### [DATASET CONTENT]
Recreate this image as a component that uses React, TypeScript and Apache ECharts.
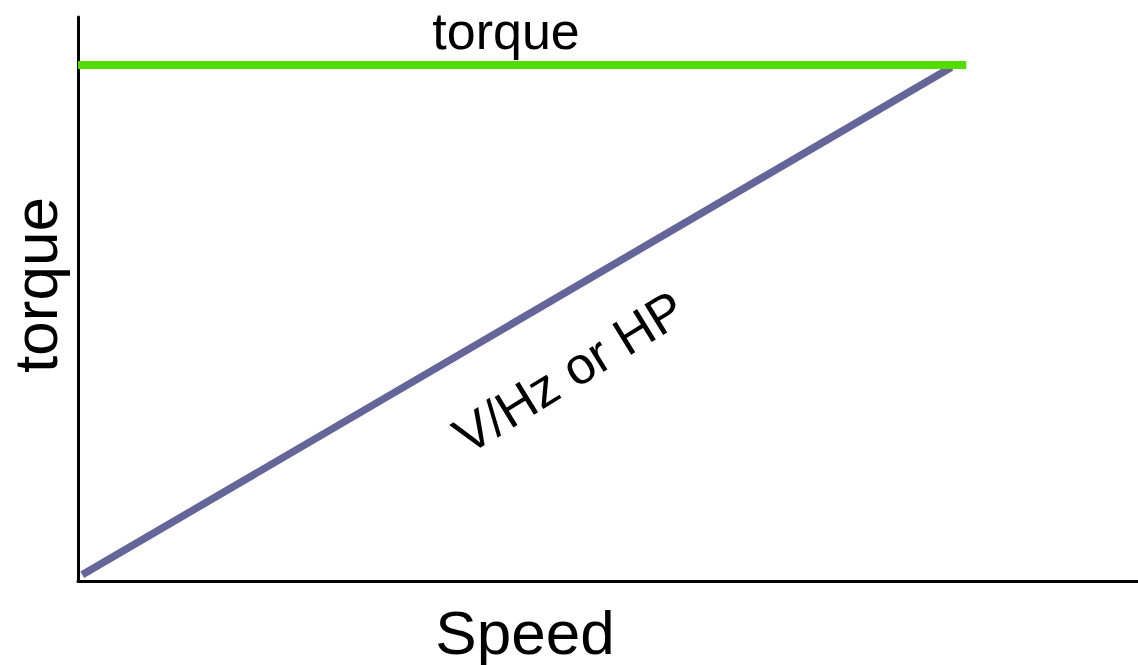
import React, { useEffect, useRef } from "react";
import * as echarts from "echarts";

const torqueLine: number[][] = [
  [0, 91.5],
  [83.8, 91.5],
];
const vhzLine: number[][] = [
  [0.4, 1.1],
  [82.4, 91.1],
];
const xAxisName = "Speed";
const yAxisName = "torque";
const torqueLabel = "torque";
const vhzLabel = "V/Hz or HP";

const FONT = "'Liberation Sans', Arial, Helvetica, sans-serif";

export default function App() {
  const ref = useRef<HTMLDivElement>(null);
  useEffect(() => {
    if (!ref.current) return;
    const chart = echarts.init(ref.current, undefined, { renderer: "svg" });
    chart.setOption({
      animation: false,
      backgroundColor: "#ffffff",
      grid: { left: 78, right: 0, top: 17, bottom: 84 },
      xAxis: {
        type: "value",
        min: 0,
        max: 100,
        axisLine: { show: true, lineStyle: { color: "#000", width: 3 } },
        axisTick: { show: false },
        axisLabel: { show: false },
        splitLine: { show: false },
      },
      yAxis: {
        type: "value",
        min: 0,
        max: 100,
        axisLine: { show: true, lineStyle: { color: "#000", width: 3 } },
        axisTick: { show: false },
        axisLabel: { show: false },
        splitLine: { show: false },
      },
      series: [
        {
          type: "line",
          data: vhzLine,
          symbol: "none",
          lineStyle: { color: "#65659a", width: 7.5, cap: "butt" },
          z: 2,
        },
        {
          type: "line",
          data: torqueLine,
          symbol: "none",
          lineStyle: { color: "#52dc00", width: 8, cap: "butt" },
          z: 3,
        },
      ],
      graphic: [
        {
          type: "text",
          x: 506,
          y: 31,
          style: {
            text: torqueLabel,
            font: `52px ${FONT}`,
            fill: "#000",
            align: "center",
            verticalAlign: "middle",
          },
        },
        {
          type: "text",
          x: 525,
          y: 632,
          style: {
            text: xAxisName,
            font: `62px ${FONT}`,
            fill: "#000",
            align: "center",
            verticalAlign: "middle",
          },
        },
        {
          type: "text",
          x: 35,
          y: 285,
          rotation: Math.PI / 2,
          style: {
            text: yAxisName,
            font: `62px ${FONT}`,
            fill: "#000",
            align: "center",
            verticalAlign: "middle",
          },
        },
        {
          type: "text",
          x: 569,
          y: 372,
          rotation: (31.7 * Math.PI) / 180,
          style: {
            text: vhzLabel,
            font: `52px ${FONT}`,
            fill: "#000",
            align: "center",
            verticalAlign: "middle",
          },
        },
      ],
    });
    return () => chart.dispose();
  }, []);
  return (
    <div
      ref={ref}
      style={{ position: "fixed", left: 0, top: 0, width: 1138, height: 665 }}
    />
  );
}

### [WHAT IS EXPECTED]
Which lines of the material contain the string "React"? List each of them.

### [SOLUTION TO THE EXERCISE]
Recreate this image as a component that uses React, TypeScript and Apache ECharts.
import React, { useEffect, useRef } from "react";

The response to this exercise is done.